It can’t have escaped your notice that Christians are going through a bit of a tough time at the moment.
To clarify, I’m not talking about hardline persecution, where Christians are being killed or tortured or imprisoned for our faith – that’s happening on a huge scale in Africa, South America, the Middle East, Asia, South East Asia.
But in Europe, North America and Australasia we don’t really have that. In those parts of the world, opposition to Christianity is boiling over into anarchy and violence, but over here we’re not there yet. We just have this kind of low-level simmering angst. An opposition to Christianity being public, and an opposition to Christianity being any way involved in political decision-making, or being given air time or column inches by the media.
For the most part, we’re living in societies that want Christianity to just disappear. And there are a lot of people out there working very hard to make that happen.
In our naivety, believing that a so-called ‘Christian nation’ would never marginalise the religion that is the foundation of all its principles and values, we have unwittingly stumbled into a world of political correctness, where to offend someone is near outlawed.
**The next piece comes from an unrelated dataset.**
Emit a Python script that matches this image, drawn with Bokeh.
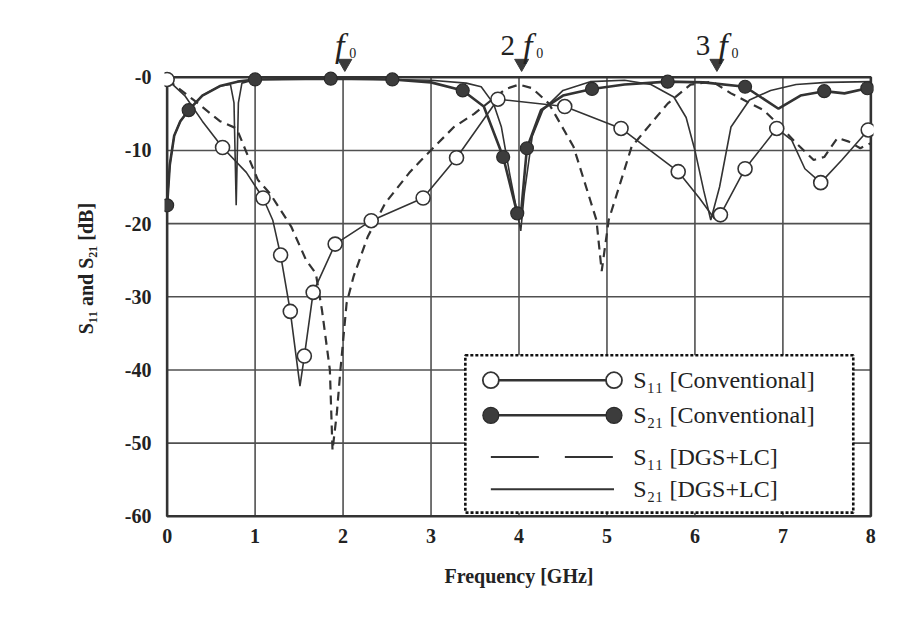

The ideal is admirable to a point, but it now threatens religious freedom. How quickly has banning crude, insulting words related to race or ethnicity become a path to: “I’m offended by the words your book uses on one issue, so you should not be allowed to use it as a guide or frame of reference on any issue”?
And so there has been a retreat of Christians from public life. Politicians have been known to say such things as: “I am a Christian, but I do not let that affect the way I do my job, or influence my policies.”
More than that, though. Your common or garden Christian believers from all walks of life are being led to believe that Christianity should be kept to the confines of the church or the home.
The default position of most unbelievers seems to be: “Your faith is fine – each to their own and all – but it’s not for me, so keep it out of my face”. That’s disappointing enough in itself, but many Christians have bought into this way of thinking too. “Perhaps it is just a private thing that comforts me. I’m glad I have my faith, but those people are right too, I shouldn’t be offending anyone or making anyone feel uncomfortable.”
It is a sickness that has spread in our post-modern culture, and it has seeped into churches and pulpits. It is that way of thinking that says: “Your opinion is fine, and so is mine, and everyone is right, and everyone is equally entitled to believe they are right. You can believe whatever you want to believe so long as it doesn’t offend me.”
But that is not how it is supposed to be. There is absolute truth, whether that is convenient for people or not. As Christians we have been enlightened and know the truth, we have a duty to stand up for what is right.
In the Bible we have a guide, explaining right from wrong, and when we follow the teachings of scripture, we find ourselves living in a far better world than the one that has been constructed around us by sinners and unbelievers – including by ourselves in our sinful ways.
“You are the salt of the earth, but if salt has lost its taste, how shall its saltiness be restored? It is no longer good for anything except to be thrown out and trampled under people’s feet.
“You are the light of the world. A city set on a hill cannot be hidden. Nor do people light a lamp and put it under a basket, but on a stand, and it gives light to all in the house. In the same way, let your light shine before others, so that they may see your good works and give glory to your Father who is in heaven.”
Salt is a preservative. It stops things from going bad. In the same way, we have responsibilities to stop this world from “going bad” by standing up for what we know to be good and true and holy.
Light exposes darkness. Wherever light is, darkness flees. That’s the same with us, too. We have Christ’s light within us, and we need to show that to everyone. We need to be beacons of whatever is good and right, and expose darkness wherever we see it.
We know right from wrong, and unless we’re bold enough to speak out and let that be known, others around us will not know the reality of their sin, and so will not understand their need for a saviour.
We must be in the world, but not of the world. We are commissioned to make disciples, and we cannot do that if we do not expose people to their sin. If we don’t speak out against sin, we are endorsing it. If we do that, we have lost are saltiness, we have hidden our light under a basket. If we do that, we will have done exactly what Jesus has instructed us not to do.
Let’s be salt and light.
Let’s stand up and make God’s love known to the world.